What Has Changed Since the Data Was Collected?
The June data reflects a world that no longer exists. The U.S.-Iran ceasefire fractured in early July, and by mid-July the two sides had exchanged strikes for three consecutive days. President Trump reinstated a military blockade on Iranian oil shipping through the Strait of Hormuz and told Fox News he would “knock out all of their bridges unless they get to the table and negotiate.”
Crude oil responded immediately. Brent futures topped $85 per barrel this week, up more than 15% from the June lows that produced the favorable CPI and PPI readings. The national average gasoline price stood at $3.89 per gallon on July 15, according to AAA, still well below the $4.56 peak from May 21 but already climbing from the sub-$3.84 level recorded the prior week. AAA noted on July 9 that prices had jumped 5 cents overnight as ceasefire uncertainty returned.
The arithmetic is straightforward. If oil prices remain at or above current levels through July, the next CPI report — scheduled for August 12 — will reflect a month of rising, not falling, energy costs. That would reverse the dynamic that produced June’s favorable readings and could push headline inflation back toward 4% or higher.
How Is the Federal Reserve Responding?
Fed Chair Kevin Warsh used his first congressional testimony on July 14 to deliver a message that left no ambiguity about the central bank’s posture. Warsh told lawmakers that Fed officials have “no tolerance for persistently elevated inflation” and described price stability as “the star we steer by.” The hawkish language came on the same day as the cooler CPI data, suggesting the Fed is not ready to declare victory based on one month of energy-driven improvement.
The Fed has held its benchmark overnight rate at 3.5%–3.75% through four consecutive meetings in 2026 after three rate cuts in late 2025. The CME FedWatch tool showed an 86% probability the Fed will hold rates at its next meeting following the CPI release, up from roughly 75% a day earlier. Traders lowered the probability of a September rate hike to 63% from over 75%, but that figure still implies a meaningful chance the Fed tightens policy before year-end.
Ellen Zentner, chief economic strategist at Morgan Stanley Wealth Management, said the June data “gives them room to breathe” and “makes it considerably easier for policymakers to maintain their current wait-and-see stance through the next meeting.” BMO’s chief U.S. economist Scott Anderson offered a more cautious read, noting that “large and volatile changes in energy prices could still stoke downstream inflation pressures if the war in Iran continues,” adding that the data “will keep the Federal Reserve’s finger on the rate hike trigger should inflation pressure resurface in the core measures.”
What Should Markets Watch Next?
The July inflation data will be the definitive test of whether June was a turning point or a one-month reprieve.

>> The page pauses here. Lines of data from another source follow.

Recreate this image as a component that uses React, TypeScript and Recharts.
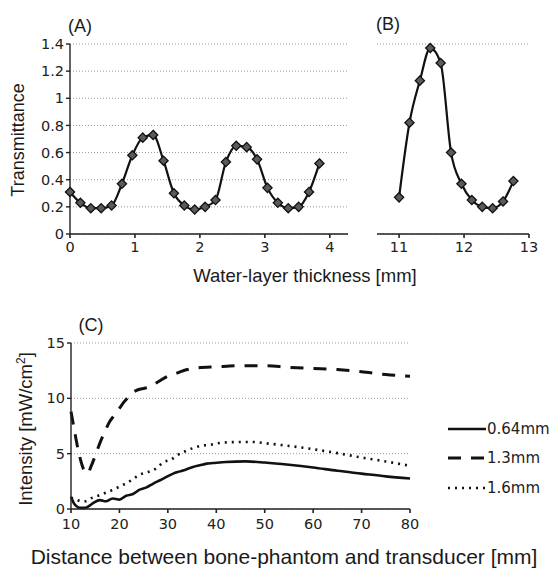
import React from 'react';
import { LineChart, Line, XAxis, YAxis, CartesianGrid, Legend } from 'recharts';

// Panel A: water-layer thickness 0 - 3.84 mm
const thicknessA = [
  0, 0.16, 0.32, 0.48, 0.64, 0.8, 0.96, 1.12, 1.28, 1.44, 1.6, 1.76, 1.92,
  2.08, 2.24, 2.4, 2.56, 2.72, 2.88, 3.04, 3.2, 3.36, 3.52, 3.68, 3.84,
];
const transmittanceA = [
  0.31, 0.23, 0.19, 0.19, 0.21, 0.37, 0.58, 0.71, 0.73, 0.54, 0.3, 0.21, 0.18,
  0.2, 0.25, 0.53, 0.65, 0.64, 0.55, 0.34, 0.23, 0.19, 0.2, 0.31, 0.52,
];

// Panel B: 11 - 12.76 mm
const thicknessB = [11.0, 11.16, 11.32, 11.48, 11.64, 11.8, 11.96, 12.12, 12.28, 12.44, 12.6, 12.76];
const transmittanceB = [0.27, 0.82, 1.13, 1.37, 1.26, 0.6, 0.37, 0.25, 0.2, 0.19, 0.24, 0.39];

const transTicks = [0, 0.2, 0.4, 0.6, 0.8, 1, 1.2, 1.4];
const ticksA = [0, 1, 2, 3, 4];
const ticksB = [11, 12, 13];

// Panel C: intensity vs distance
const dist064 = [
  10, 10.5, 11, 11.5, 12, 13, 14, 14.8, 16, 17.2, 18.6, 20, 21.4, 22.8, 24.2,
  25.6, 27, 28.4, 29.7, 31.1, 32.5, 33.9, 35.2, 36.6, 38, 39.3, 42, 46, 50, 55,
  60, 65, 70, 75, 80,
];
const int064 = [
  1.1, 0.6, 0.3, 0.15, 0.1, 0.12, 0.35, 0.6, 0.8, 0.7, 0.95, 0.85, 1.2, 1.35,
  1.75, 1.95, 2.3, 2.6, 2.9, 3.2, 3.4, 3.6, 3.8, 3.95, 4.1, 4.15, 4.25, 4.3,
  4.2, 4.0, 3.75, 3.45, 3.2, 2.95, 2.75,
];
const dist13 = [
  10, 10.5, 11, 11.5, 12, 12.5, 13, 13.5, 14, 15, 16, 17, 18, 19, 20, 21, 22,
  23, 24, 26, 28, 30, 32, 34, 36, 40, 45, 50, 55, 60, 65, 70, 75, 80,
];
const int13 = [
  8.8, 7.6, 6.4, 5.3, 4.4, 3.7, 3.35, 3.2, 3.7, 4.8, 6.0, 7.0, 7.9, 8.5, 9.1,
  9.7, 10.2, 10.6, 10.8, 11.0, 11.5, 12.0, 12.3, 12.6, 12.75, 12.85, 12.95,
  12.95, 12.8, 12.7, 12.6, 12.4, 12.15, 12.0,
];
const dist16 = [
  10, 11, 12, 13, 14.3, 15.6, 17, 18.7, 20.1, 21.5, 22.8, 24.2, 25.6, 27.7, 29,
  30.8, 32.1, 33.5, 35.2, 37, 38.7, 40.7, 44.2, 48, 50, 55, 60, 65, 70, 75, 80,
];
const int16 = [
  1.0, 0.85, 0.72, 0.7, 1.0, 1.2, 1.44, 1.74, 2.04, 2.35, 2.7, 3.1, 3.3, 3.7,
  4.2, 4.5, 4.9, 5.2, 5.5, 5.72, 5.8, 5.96, 6.05, 6.05, 5.95, 5.7, 5.4, 5.05,
  4.65, 4.3, 3.9,
];
const intensityTicks = [0, 5, 10, 15];
const distTicks = [10, 20, 30, 40, 50, 60, 70, 80];

const seriesC = [
  { name: '0.64mm', xs: dist064, ys: int064, dash: undefined as string | undefined, width: 2.6 },
  { name: '1.3mm', xs: dist13, ys: int13, dash: '13 10', width: 3 },
  { name: '1.6mm', xs: dist16, ys: int16, dash: '2 5', width: 2.6 },
];

const zip = (xs: number[], ys: number[]) => xs.map((x, i) => ({ x, y: ys[i] }));
const dataA = zip(thicknessA, transmittanceA);
const dataB = zip(thicknessB, transmittanceB);

const tickFont = { fontFamily: 'DejaVu Sans', fontSize: 14.5, fill: '#222' };
const titleFont = 'Liberation Sans, Arial, sans-serif';
const gridStroke = '#9a9a9a';

const Diamond = (props: any) => {
  const { cx, cy, index } = props;
  if (cx == null || cy == null) return <g key={index} />;
  const r = 4.6;
  return (
    <path
      key={index}
      d={`M${cx},${cy - r}L${cx + r},${cy}L${cx},${cy + r}L${cx - r},${cy}Z`}
      fill="#5a5a5a"
      stroke="#111"
      strokeWidth={1.3}
    />
  );
};

const renderLegend = (props: any) => {
  const items = props.payload || [];
  return (
    <div style={{ fontFamily: 'DejaVu Sans', fontSize: 15, color: '#222' }}>
      {items.map((entry: any) => {
        const s = seriesC.find((c) => c.name === entry.value);
        return (
          <div key={entry.value} style={{ display: 'flex', alignItems: 'center', height: 29.5 }}>
            <svg width={40} height={10} style={{ display: 'block' }}>
              <line x1={1} y1={5} x2={39} y2={5} stroke="#111" strokeWidth={s?.width ?? 2.5} strokeDasharray={s?.dash} />
            </svg>
            <span>{entry.value}</span>
          </div>
        );
      })}
    </div>
  );
};

const Text = ({ x, y, size, children, rotate }: any) => (
  <div
    style={{
      position: 'absolute',
      left: x,
      top: y,
      transform: `translate(-50%, -50%)${rotate ? ' rotate(-90deg)' : ''}`,
      fontFamily: titleFont,
      fontSize: size,
      color: '#1a1a1a',
      whiteSpace: 'nowrap',
      lineHeight: 1,
    }}
  >
    {children}
  </div>
);

export default function App() {
  return (
    <div style={{ position: 'absolute', left: 0, top: 0, width: 553, height: 568, background: '#fff', overflow: 'hidden' }}>
      <div style={{ position: 'absolute', left: 0, top: 0 }}>
        <LineChart width={360} height={290} data={dataA} margin={{ top: 44, right: 12, bottom: 26, left: 10 }}>
          <CartesianGrid horizontal vertical={false} stroke={gridStroke} strokeDasharray="1 2" />
          <XAxis
            dataKey="x"
            type="number"
            domain={[0, 4.28]}
            ticks={ticksA}
            height={30}
            tick={tickFont}
            tickSize={4}
            tickMargin={4}
            stroke="#222"
            strokeWidth={1.6}
          />
          <YAxis
            domain={[0, 1.4]}
            ticks={transTicks}
            width={60}
            tick={tickFont}
            tickSize={4}
            stroke="#222"
            strokeWidth={1.4}
          />
          <Line
            dataKey="y"
            type="monotone"
            stroke="#111"
            strokeWidth={2.2}
            dot={Diamond}
            activeDot={false}
            isAnimationActive={false}
          />
        </LineChart>
      </div>
      <div style={{ position: 'absolute', left: 360, top: 0 }}>
        <LineChart width={193} height={290} data={dataB} margin={{ top: 44, right: 24, bottom: 26, left: 17 }}>
          <CartesianGrid horizontal vertical={false} stroke={gridStroke} strokeDasharray="1 2" />
          <XAxis
            dataKey="x"
            type="number"
            domain={[10.66, 13]}
            ticks={ticksB}
            height={30}
            tick={tickFont}
            tickSize={4}
            tickMargin={4}
            stroke="#222"
            strokeWidth={1.6}
          />
          <YAxis domain={[0, 1.4]} ticks={transTicks} width={0} tick={false} axisLine={false} tickLine={false} />
          <Line
            dataKey="y"
            type="monotone"
            stroke="#111"
            strokeWidth={2.2}
            dot={Diamond}
            activeDot={false}
            isAnimationActive={false}
          />
        </LineChart>
      </div>
      <div style={{ position: 'absolute', left: 0, top: 320 }}>
        <LineChart width={553} height={220} margin={{ top: 23, right: 143, bottom: 6, left: 10 }}>
          <CartesianGrid horizontal vertical={false} stroke={gridStroke} strokeDasharray="1 2" />
          <XAxis
            dataKey="x"
            type="number"
            domain={[10, 80]}
            ticks={distTicks}
            height={25}
            tick={tickFont}
            tickSize={4}
            tickMargin={6}
            stroke="#222"
            strokeWidth={1.6}
            allowDuplicatedCategory={false}
          />
          <YAxis
            domain={[0, 15]}
            ticks={intensityTicks}
            width={61}
            tick={tickFont}
            tickSize={4}
            stroke="#222"
            strokeWidth={1.4}
          />
          {/* vertical + center/middle: legend does not shrink the plot area */}
          <Legend
            content={renderLegend}
            layout="vertical"
            verticalAlign="middle"
            align="center"
            wrapperStyle={{ left: 447, top: 94, width: 106 }}
          />
          {seriesC.map((s) => (
            <Line
              key={s.name}
              name={s.name}
              data={zip(s.xs, s.ys)}
              dataKey="y"
              type="monotone"
              stroke="#111"
              strokeWidth={s.width}
              strokeDasharray={s.dash}
              dot={false}
              activeDot={false}
              isAnimationActive={false}
            />
          ))}
        </LineChart>
      </div>

      <Text x={80} y={26} size={18}>(A)</Text>
      <Text x={388} y={24} size={18}>(B)</Text>
      <Text x={91} y={325} size={18}>(C)</Text>
      <Text x={18} y={140} size={18} rotate>Transmittance</Text>
      <Text x={305} y={276} size={18.5}>Water-layer thickness [mm]</Text>
      <Text x={25} y={429} size={18.5} rotate>
        Intensity [mW/cm<sup style={{ fontSize: 12 }}>2</sup>]
      </Text>
      <Text x={284} y={556} size={21}>Distance between bone-phantom and transducer [mm]</Text>
    </div>
  );
}
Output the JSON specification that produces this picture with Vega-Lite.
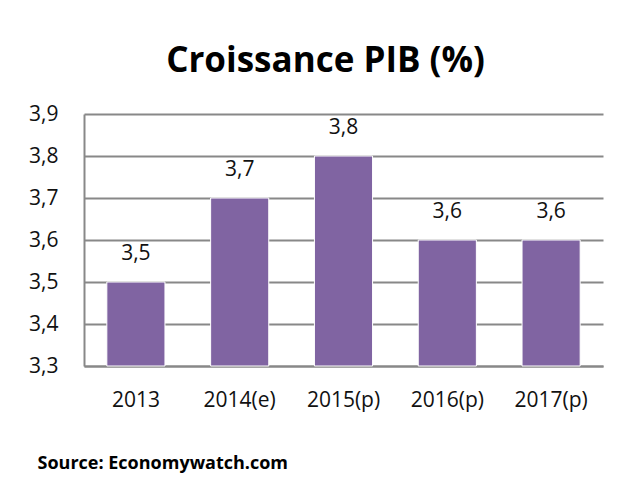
{
  "$schema": "https://vega.github.io/schema/vega-lite/v6.json",
  "autosize": {"type": "none"},
  "width": 519,
  "height": 252,
  "padding": {"left": 84, "top": 114, "right": 23, "bottom": 118},
  "background": "white",
  "title": {
    "text": "Croissance PIB (%)",
    "fontSize": 35,
    "font": "Open Sans",
    "fontWeight": "bold",
    "color": "#000000",
    "anchor": "middle",
    "frame": "group",
    "baseline": "alphabetic",
    "offset": -4,
    "dx": -18
  },
  "data": {
    "values": [
      {"year": "2013", "value": 3.5, "label": "3,5"},
      {"year": "2014(e)", "value": 3.7, "label": "3,7"},
      {"year": "2015(p)", "value": 3.8, "label": "3,8"},
      {"year": "2016(p)", "value": 3.6, "label": "3,6"},
      {"year": "2017(p)", "value": 3.6, "label": "3,6"}
    ]
  },
  "encoding": {
    "x": {
      "field": "year",
      "type": "nominal",
      "sort": null,
      "scale": {"paddingInner": 0.44, "paddingOuter": 0.22},
      "axis": {
        "labelAngle": 0,
        "labelFont": "Open Sans",
        "labelFontSize": 21,
        "labelColor": "#111111",
        "labelPadding": 23,
        "ticks": false,
        "domain": true,
        "domainColor": "#888888",
        "domainWidth": 2,
        "title": "Source: Economywatch.com",
        "titleFont": "Open Sans",
        "titleFontSize": 18,
        "titleFontWeight": "bold",
        "titleColor": "#000000",
        "titleX": -47,
        "titleY": 97,
        "titleAlign": "left",
        "titleBaseline": "middle",
        "titleAnchor": null
      }
    },
    "y": {
      "field": "value",
      "type": "quantitative",
      "scale": {"domain": [3.3, 3.9], "zero": false, "nice": false},
      "axis": {
        "values": [3.3, 3.4, 3.5, 3.6, 3.7, 3.8, 3.9],
        "labelExpr": "replace(format(datum.value, '.1f'), '.', ',')",
        "labelFont": "Open Sans",
        "labelFontSize": 21,
        "labelColor": "#111111",
        "labelPadding": 26,
        "ticks": false,
        "domain": true,
        "domainColor": "#888888",
        "domainWidth": 2,
        "grid": true,
        "gridColor": "#888888",
        "gridWidth": 2,
        "title": null
      }
    }
  },
  "layer": [
    {
      "mark": {"type": "bar", "color": "#8064A2", "stroke": "#ffffff", "strokeWidth": 1},
      "encoding": {"y2": {"datum": 3.3}}
    },
    {
      "mark": {"type": "text", "baseline": "middle", "dy": -28, "font": "Open Sans", "fontSize": 21, "color": "#111111"},
      "encoding": {"text": {"field": "label"}}
    }
  ],
  "config": {"view": {"stroke": null}}
}
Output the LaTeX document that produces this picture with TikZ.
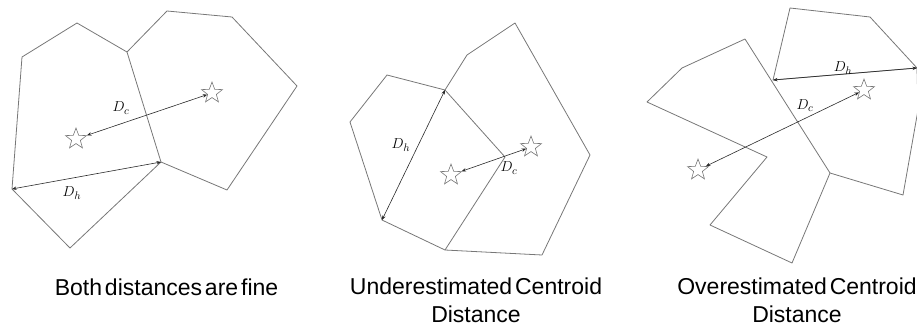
\documentclass[tikz,border=0pt]{standalone}
\usepackage{fontspec}
\setmainfont{Liberation Sans}
\newfontfamily\capfont{Liberation Sans}[WordSpace=0.45]
\usetikzlibrary{arrows.meta,shapes.geometric}
\definecolor{edge}{HTML}{777777}
\definecolor{arr}{HTML}{2A2A2A}
\begin{document}
\begin{tikzpicture}[x=1pt,y=-1pt,
  cell/.style={draw=edge,line width=0.8pt,line join=round},
  dist/.style={draw=arr,line width=0.6pt,{Stealth[length=4.5pt,width=3.5pt]}-{Stealth[length=4.5pt,width=3.5pt]}},
  cstar/.style={star,star points=5,star point ratio=2.4,draw=edge,line width=0.6pt,minimum size=22pt,inner sep=0pt},
  lbl/.style={font=\fontsize{15}{17}\selectfont,inner sep=0pt},
  captext/.style={font=\capfont\fontsize{23}{28}\selectfont,align=center,inner sep=0pt}]
\useasboundingbox (0,0) rectangle (917,326);
% ---------- panel 1 ----------
\coordinate (a1) at (22,57);
\coordinate (a2) at (77,23);
\coordinate (a3) at (127,52);
\coordinate (a4) at (161,162);
\coordinate (a5) at (70,248);
\coordinate (a6) at (12,189);
\coordinate (b2) at (167,11);
\coordinate (b3) at (232,17);
\coordinate (b4) at (297,86);
\coordinate (b5) at (227,190);
\draw[cell] (a1)--(a2)--(a3)--(a4)--(a5)--(a6)--cycle;
\draw[cell] (a3)--(b2)--(b3)--(b4)--(b5)--(a4);
\node[cstar] (s1l) at (76,139) {};
\node[cstar] (s1r) at (212,93) {};
\draw[dist] (s1l) -- (s1r);
\draw[dist] (a6) -- (a4);
\node[lbl] (dc1) at (121,108) {$D_c$};
\node[lbl] (dh1) at (72,193) {$D_h$};
% ---------- panel 2 ----------
\coordinate (c1) at (350,122);
\coordinate (c2) at (387,75);
\coordinate (c3) at (445,90);
\coordinate (c4) at (505,157);
\coordinate (c5) at (445,250);
\coordinate (c6) at (382,220);
\coordinate (d2) at (467,55);
\coordinate (d3) at (515,23);
\coordinate (d4) at (590,155);
\coordinate (d5) at (542,255);
\draw[cell] (c1)--(c2)--(c3)--(c4)--(c5)--(c6)--cycle;
\draw[cell] (c3)--(d2)--(d3)--(d4)--(d5)--(c5);
\node[cstar] (s2l) at (451,175) {};
\node[cstar] (s2r) at (531,147) {};
\draw[dist] (s2l) -- (s2r);
\draw[dist] (c3) -- (c6);
\node[lbl] (dh2) at (401,145) {$D_h$};
\node[lbl] (dc2) at (509,168) {$D_c$};
% ---------- panel 3 ----------
\coordinate (e1) at (745,39);
\coordinate (e2) at (682,68);
\coordinate (e3) at (647,102);
\coordinate (e4) at (767,157);
\coordinate (e5) at (710,225);
\coordinate (e6) at (792,263);
\coordinate (e7) at (830,173);
\coordinate (f1) at (790,8);
\coordinate (f2) at (870,17);
\coordinate (f3) at (917,68);
\coordinate (f4) at (773,80);
\coordinate (g1) at (918,110);
\coordinate (g2) at (903,195);
\draw[cell] (e1)--(e2)--(e3)--(e4)--(e5)--(e6)--(e7)--cycle;
\draw[cell] (f4)--(f1)--(f2)--(f3)--cycle;
\draw[cell] (f3)--(g1)--(g2)--(e7);
\node[cstar] (s3l) at (698,170) {};
\node[cstar] (s3r) at (864,90) {};
\draw[dist] (s3l) -- (s3r);
\draw[dist] (f3) -- (f4);
\node[lbl] (dh3) at (843,68) {$D_h$};
\node[lbl] (dc3) at (805,106) {$D_c$};
% ---------- captions ----------
\node[captext,anchor=base] (t1) at (166.5,295) {Both distances are fine};
\node[captext,anchor=base] (t2) at (476,322) {Underestimated Centroid\\Distance};
\node[captext,anchor=base] (t3) at (797,322) {Overestimated Centroid\\Distance};
\end{tikzpicture}
\end{document}
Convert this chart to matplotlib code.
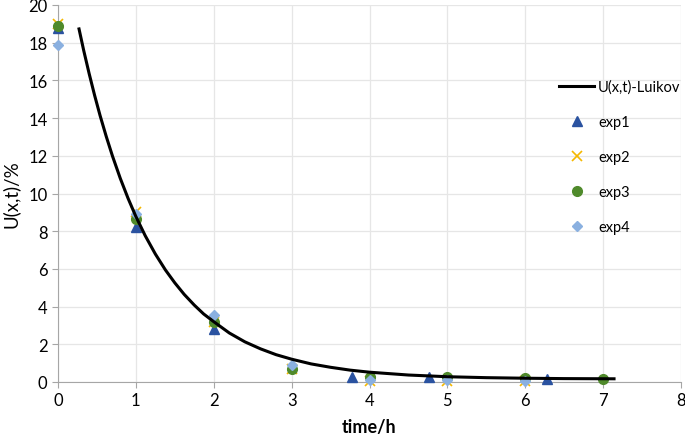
import matplotlib
matplotlib.use("Agg")
import matplotlib.pyplot as plt

# model curve
t_model = [0.27, 0.33, 0.4, 0.47, 0.54, 0.62, 0.7, 0.8, 0.9, 1.0, 1.12, 1.25,
           1.38, 1.5, 1.62, 1.75, 1.87, 2.0, 2.2, 2.4, 2.6, 2.8, 3.0, 3.25,
           3.5, 3.75, 4.0, 4.5, 5.0, 5.5, 6.0, 6.5, 7.14]
u_model = [18.73, 17.59, 16.36, 15.21, 14.14, 13.02, 11.98, 10.8, 9.74, 8.78,
           7.76, 6.79, 5.94, 5.26, 4.65, 4.08, 3.61, 3.2, 2.6, 2.13, 1.76, 1.45,
           1.21, 0.96, 0.78, 0.63, 0.52, 0.37, 0.28, 0.23, 0.2, 0.18, 0.17]

t_exp1 = [0, 1, 2, 3.78, 4.76, 6.28]
u_exp1 = [18.8, 8.2, 2.8, 0.24, 0.25, 0.18]

t_exp2 = [0, 1, 2, 3, 4, 5, 6]
u_exp2 = [19.0, 9.0, 3.2, 0.7, 0.05, 0.05, 0.05]

t_exp3 = [0, 1, 2, 3, 4, 5, 6, 7]
u_exp3 = [18.9, 8.65, 3.2, 0.7, 0.25, 0.25, 0.21, 0.17]

t_exp4 = [0, 1, 2, 3, 4, 5, 6]
u_exp4 = [17.9, 8.9, 3.55, 0.92, 0.08, 0.08, 0.06]

plt.rcParams['font.family'] = ['Lato', 'DejaVu Sans']

fig = plt.figure(figsize=(6.85, 4.35), dpi=100)
ax = fig.add_axes([58 / 685, 52 / 435, 623 / 685, 377 / 435])

ax.plot(t_model, u_model, color='black', lw=2.2, zorder=5, label='U(x,t)-Luikov')
ax.plot(t_exp1, u_exp1, ls='none', marker='^', ms=7, color='#2A52A0', label='exp1', zorder=3, clip_on=False)
ax.plot(t_exp2, u_exp2, ls='none', marker='x', ms=7, mew=1.2, color='#F5B800', label='exp2', zorder=3, clip_on=False)
ax.plot(t_exp3, u_exp3, ls='none', marker='o', ms=7, color='#4F8A2B', label='exp3', zorder=3, clip_on=False)
ax.plot(t_exp4, u_exp4, ls='none', marker='D', ms=5.5, color='#8AB0E0', label='exp4', zorder=4, clip_on=False)

ax.set_xlim(0, 8)
ax.set_ylim(0, 20)
ax.set_xticks(range(0, 9))
ax.set_yticks(range(0, 21, 2))
ax.grid(True, color='#E6E6E6', lw=0.9)
ax.set_axisbelow(True)
for s in ['top', 'right']:
  ax.spines[s].set_visible(False)
for s in ['left', 'bottom']:
  ax.spines[s].set_color('#A6A6A6')
ax.tick_params(colors='#A6A6A6', length=4, labelcolor='black', labelsize=12)

ax.set_xlabel('time/h', fontsize=13, fontweight='bold', labelpad=7)
ax.set_ylabel('U(x,t)/%', fontsize=13.5, labelpad=6)

ax.legend(loc='upper left', bbox_to_anchor=(552 / 685, 1 - 73 / 435),
          bbox_transform=fig.transFigure, frameon=False, fontsize=10.5,
          handlelength=2.4, handletextpad=0.25, labelspacing=1.45, borderpad=0)

fig.savefig('out.png', dpi=100)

If oil stays above $80 per barrel, the energy drag that pulled both CPI and PPI lower will flip to a tailwind for inflation, and the Fed’s hawkish posture will harden further.
Three data points will determine the trajectory between now and the August 12 CPI release. The first is crude oil. Brent’s path through the rest of July will dictate whether gasoline prices resume their climb or stabilize near current levels. The second is shelter. The CPI shelter component rose just 0.1% in June, a meaningful deceleration, and whether that pace holds will shape the core reading. The third is the labor market. The June jobs report came in at just 57,000 — less than half of expectations — and any further softening could reduce demand-side pressure on prices even as energy costs rise.
The June PPI and CPI reports delivered the data the market wanted. Whether they delivered a trend or just a pause depends on what happens in the Strait of Hormuz over the next four weeks.